* [DATASET CONTENT]
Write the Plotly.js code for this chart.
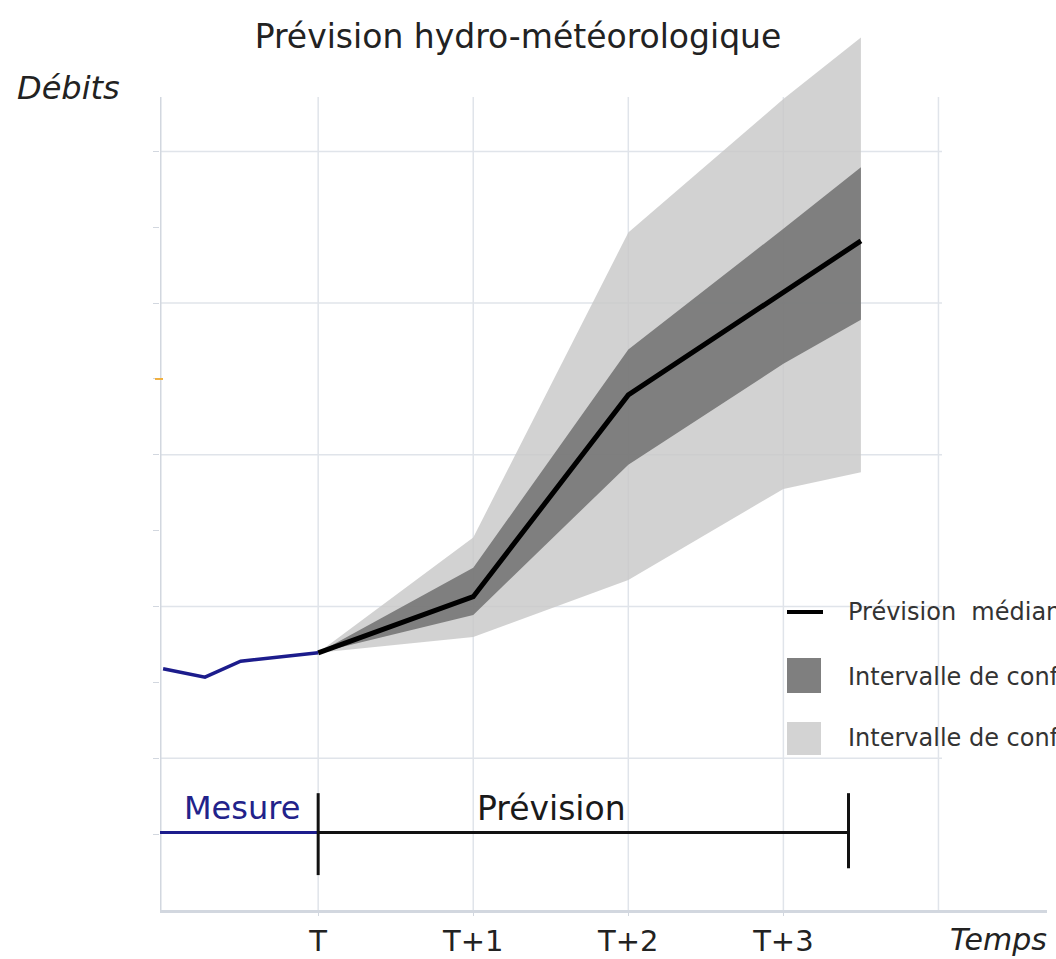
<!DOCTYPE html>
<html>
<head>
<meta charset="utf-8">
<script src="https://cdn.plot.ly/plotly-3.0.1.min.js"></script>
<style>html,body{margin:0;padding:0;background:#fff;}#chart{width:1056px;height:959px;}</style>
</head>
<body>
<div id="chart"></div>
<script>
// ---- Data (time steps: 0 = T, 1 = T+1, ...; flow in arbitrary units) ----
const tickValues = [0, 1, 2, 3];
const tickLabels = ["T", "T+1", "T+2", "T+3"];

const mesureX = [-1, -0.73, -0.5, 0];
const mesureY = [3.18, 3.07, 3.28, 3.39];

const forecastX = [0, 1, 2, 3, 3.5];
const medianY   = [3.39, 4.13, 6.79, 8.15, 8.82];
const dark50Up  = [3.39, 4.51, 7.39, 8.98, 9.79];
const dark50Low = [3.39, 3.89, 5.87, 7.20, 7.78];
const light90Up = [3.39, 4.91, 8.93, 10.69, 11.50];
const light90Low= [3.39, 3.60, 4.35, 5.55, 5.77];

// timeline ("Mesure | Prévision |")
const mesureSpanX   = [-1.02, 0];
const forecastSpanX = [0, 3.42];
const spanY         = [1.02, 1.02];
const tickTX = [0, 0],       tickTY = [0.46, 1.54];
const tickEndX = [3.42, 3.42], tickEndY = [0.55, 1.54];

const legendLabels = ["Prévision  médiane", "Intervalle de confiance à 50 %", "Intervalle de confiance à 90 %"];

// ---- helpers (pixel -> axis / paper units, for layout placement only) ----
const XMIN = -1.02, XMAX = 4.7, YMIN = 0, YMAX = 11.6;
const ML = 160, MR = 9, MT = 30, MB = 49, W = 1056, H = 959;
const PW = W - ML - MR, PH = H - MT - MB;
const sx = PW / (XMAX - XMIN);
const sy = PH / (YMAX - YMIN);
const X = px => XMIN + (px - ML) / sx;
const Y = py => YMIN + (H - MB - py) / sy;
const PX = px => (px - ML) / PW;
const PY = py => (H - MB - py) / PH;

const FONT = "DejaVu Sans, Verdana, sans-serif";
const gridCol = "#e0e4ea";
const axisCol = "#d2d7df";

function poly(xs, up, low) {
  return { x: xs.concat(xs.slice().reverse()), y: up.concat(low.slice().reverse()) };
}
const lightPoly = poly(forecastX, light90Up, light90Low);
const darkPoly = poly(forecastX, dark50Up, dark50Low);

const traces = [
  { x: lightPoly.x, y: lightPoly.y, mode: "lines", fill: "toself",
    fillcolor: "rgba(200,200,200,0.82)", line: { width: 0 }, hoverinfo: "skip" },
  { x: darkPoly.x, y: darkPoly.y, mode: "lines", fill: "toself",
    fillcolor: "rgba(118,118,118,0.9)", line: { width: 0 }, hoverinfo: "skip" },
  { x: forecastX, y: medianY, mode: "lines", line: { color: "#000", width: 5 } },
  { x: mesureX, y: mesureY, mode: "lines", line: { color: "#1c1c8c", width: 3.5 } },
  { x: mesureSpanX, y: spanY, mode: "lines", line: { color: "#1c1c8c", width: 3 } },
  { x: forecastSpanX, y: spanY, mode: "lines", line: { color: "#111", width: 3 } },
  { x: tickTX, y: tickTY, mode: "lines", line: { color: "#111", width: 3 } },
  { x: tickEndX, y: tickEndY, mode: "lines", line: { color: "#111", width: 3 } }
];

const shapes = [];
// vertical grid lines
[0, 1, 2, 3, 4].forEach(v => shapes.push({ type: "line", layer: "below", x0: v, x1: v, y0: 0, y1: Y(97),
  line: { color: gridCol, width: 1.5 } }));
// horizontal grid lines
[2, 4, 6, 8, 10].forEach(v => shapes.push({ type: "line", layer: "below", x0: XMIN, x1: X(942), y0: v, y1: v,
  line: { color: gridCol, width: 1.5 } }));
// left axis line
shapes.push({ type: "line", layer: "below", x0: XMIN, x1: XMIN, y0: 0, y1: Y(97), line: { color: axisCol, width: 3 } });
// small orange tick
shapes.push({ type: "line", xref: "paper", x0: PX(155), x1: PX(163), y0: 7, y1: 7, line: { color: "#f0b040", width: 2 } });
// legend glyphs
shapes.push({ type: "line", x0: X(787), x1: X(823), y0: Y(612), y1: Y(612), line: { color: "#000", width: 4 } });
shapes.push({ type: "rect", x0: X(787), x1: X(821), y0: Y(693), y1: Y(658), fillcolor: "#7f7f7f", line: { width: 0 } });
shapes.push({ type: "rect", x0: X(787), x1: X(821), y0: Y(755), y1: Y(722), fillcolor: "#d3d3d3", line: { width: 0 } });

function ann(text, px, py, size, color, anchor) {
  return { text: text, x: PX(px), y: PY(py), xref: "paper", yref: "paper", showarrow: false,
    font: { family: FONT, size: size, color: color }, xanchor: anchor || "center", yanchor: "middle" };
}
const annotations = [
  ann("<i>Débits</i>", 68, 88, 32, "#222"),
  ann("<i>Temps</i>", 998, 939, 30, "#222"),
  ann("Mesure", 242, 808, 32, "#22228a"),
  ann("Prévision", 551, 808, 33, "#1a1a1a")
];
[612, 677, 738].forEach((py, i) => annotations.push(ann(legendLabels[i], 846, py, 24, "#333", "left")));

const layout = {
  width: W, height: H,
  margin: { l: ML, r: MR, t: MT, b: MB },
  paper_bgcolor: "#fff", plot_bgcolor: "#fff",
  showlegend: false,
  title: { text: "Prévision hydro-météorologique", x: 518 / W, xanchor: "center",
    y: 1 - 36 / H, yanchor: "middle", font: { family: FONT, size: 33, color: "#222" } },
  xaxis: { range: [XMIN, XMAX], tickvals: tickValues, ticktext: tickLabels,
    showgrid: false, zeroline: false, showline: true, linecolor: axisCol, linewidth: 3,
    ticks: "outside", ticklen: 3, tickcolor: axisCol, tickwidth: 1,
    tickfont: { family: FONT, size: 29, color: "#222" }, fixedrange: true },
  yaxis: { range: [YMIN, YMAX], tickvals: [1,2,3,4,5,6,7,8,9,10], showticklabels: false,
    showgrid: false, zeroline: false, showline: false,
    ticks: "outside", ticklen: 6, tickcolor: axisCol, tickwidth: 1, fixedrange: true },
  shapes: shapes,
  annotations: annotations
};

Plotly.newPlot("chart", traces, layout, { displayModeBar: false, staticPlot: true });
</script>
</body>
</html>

* [EXERCISE BRIEF]
Read the data above and count the lines that include "chart". Answer only with the count.

* [PROBLEM SOLUTION]
4